» Directions for this task
Starting at the first line of the listing below, repeat each line exactly until the line containing "786, 774, 756, 738, 722, 708, 690, 667, 650, 635]", which you include. Leave out pictures.

» Material provided
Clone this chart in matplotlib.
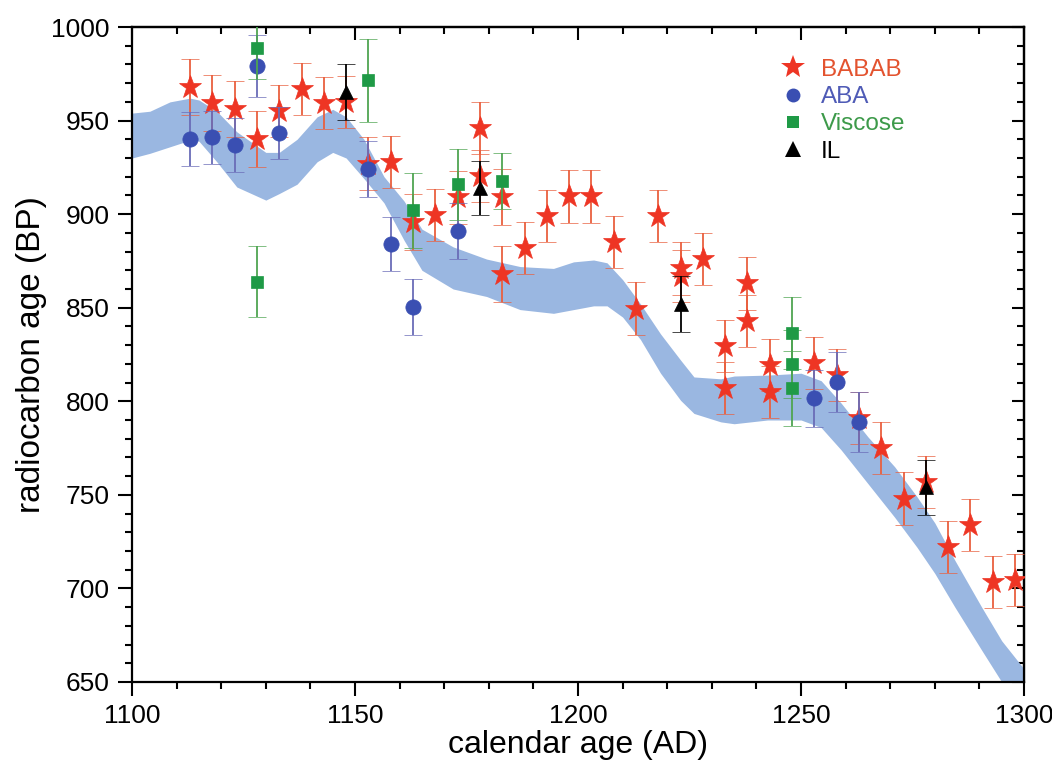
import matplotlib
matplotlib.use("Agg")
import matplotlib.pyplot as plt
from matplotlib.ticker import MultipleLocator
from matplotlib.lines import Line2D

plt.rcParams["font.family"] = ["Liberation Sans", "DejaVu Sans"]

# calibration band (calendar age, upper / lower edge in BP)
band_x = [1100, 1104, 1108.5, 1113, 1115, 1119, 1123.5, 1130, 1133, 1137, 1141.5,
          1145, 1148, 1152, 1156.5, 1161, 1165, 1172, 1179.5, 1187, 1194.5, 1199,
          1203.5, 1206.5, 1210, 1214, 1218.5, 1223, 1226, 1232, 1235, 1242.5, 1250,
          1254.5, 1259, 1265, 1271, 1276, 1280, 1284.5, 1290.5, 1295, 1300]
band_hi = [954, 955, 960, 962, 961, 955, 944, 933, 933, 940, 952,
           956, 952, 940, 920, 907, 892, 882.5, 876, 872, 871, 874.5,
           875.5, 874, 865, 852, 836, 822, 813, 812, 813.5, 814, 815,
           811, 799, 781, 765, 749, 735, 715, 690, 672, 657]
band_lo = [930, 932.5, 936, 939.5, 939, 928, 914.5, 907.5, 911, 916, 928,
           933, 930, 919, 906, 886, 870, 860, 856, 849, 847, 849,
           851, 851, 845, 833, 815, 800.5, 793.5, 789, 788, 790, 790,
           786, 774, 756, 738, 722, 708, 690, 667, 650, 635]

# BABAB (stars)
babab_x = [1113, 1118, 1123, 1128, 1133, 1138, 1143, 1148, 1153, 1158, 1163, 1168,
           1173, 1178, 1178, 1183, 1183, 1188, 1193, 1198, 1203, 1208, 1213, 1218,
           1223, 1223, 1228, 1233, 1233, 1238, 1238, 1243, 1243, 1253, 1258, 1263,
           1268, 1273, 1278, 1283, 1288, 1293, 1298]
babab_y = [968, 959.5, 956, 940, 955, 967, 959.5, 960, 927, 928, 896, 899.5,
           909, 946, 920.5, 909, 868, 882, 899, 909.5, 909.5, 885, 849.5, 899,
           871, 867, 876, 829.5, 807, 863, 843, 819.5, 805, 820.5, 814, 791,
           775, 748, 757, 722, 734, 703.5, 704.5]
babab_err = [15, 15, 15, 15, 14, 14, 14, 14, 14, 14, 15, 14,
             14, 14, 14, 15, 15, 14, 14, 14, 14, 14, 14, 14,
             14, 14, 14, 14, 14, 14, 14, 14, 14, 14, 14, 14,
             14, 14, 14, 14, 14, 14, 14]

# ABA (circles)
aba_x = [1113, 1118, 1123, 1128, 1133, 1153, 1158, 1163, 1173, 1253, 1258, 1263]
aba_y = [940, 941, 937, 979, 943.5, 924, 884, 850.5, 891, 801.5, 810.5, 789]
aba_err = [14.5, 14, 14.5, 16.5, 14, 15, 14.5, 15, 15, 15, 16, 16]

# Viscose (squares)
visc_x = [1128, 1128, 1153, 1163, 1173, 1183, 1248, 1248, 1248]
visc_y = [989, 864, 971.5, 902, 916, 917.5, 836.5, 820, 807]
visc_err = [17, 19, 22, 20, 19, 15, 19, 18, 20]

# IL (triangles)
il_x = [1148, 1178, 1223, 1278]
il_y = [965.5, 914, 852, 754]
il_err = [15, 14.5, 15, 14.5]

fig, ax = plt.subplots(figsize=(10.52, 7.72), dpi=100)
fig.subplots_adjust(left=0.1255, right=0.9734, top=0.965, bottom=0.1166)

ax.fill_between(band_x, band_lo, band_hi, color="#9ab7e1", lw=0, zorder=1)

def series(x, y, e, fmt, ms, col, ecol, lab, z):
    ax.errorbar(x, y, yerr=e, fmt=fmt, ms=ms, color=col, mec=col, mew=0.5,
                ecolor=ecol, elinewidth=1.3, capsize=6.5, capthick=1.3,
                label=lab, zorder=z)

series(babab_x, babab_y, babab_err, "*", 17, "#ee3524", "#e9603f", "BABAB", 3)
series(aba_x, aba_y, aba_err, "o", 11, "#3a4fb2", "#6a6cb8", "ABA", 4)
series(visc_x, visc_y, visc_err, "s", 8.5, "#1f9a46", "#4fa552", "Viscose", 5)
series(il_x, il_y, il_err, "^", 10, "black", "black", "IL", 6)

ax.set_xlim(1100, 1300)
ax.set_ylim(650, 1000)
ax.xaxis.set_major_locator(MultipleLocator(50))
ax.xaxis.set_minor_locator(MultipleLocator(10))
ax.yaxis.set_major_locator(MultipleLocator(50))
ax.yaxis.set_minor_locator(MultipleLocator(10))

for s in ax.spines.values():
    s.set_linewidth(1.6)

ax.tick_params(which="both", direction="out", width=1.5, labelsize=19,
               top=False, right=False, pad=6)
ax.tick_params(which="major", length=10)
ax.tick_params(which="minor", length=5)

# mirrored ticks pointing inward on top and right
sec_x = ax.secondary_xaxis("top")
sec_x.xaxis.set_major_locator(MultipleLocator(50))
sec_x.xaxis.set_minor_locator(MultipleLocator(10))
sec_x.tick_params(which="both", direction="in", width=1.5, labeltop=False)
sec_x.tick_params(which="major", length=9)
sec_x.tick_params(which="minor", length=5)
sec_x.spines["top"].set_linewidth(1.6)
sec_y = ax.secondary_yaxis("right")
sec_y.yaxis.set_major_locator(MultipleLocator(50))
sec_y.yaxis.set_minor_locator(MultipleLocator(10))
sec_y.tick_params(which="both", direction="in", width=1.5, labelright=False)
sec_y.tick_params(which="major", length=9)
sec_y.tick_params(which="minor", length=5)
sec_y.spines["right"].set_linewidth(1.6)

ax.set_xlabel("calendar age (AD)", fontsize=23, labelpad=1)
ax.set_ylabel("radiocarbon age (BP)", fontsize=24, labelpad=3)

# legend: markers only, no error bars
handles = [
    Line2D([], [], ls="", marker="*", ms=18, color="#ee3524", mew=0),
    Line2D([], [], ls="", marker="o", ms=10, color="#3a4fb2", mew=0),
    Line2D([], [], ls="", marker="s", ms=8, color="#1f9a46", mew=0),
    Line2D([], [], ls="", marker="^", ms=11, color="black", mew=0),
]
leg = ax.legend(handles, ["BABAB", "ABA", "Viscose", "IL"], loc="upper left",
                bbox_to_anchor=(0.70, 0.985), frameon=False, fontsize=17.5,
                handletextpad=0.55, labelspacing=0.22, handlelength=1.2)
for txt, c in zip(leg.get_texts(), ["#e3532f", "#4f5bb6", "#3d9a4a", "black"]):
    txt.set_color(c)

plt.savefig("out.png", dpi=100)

» Full response
Clone this chart in matplotlib.
import matplotlib
matplotlib.use("Agg")
import matplotlib.pyplot as plt
from matplotlib.ticker import MultipleLocator
from matplotlib.lines import Line2D

plt.rcParams["font.family"] = ["Liberation Sans", "DejaVu Sans"]

# calibration band (calendar age, upper / lower edge in BP)
band_x = [1100, 1104, 1108.5, 1113, 1115, 1119, 1123.5, 1130, 1133, 1137, 1141.5,
          1145, 1148, 1152, 1156.5, 1161, 1165, 1172, 1179.5, 1187, 1194.5, 1199,
          1203.5, 1206.5, 1210, 1214, 1218.5, 1223, 1226, 1232, 1235, 1242.5, 1250,
          1254.5, 1259, 1265, 1271, 1276, 1280, 1284.5, 1290.5, 1295, 1300]
band_hi = [954, 955, 960, 962, 961, 955, 944, 933, 933, 940, 952,
           956, 952, 940, 920, 907, 892, 882.5, 876, 872, 871, 874.5,
           875.5, 874, 865, 852, 836, 822, 813, 812, 813.5, 814, 815,
           811, 799, 781, 765, 749, 735, 715, 690, 672, 657]
band_lo = [930, 932.5, 936, 939.5, 939, 928, 914.5, 907.5, 911, 916, 928,
           933, 930, 919, 906, 886, 870, 860, 856, 849, 847, 849,
           851, 851, 845, 833, 815, 800.5, 793.5, 789, 788, 790, 790,
           786, 774, 756, 738, 722, 708, 690, 667, 650, 635]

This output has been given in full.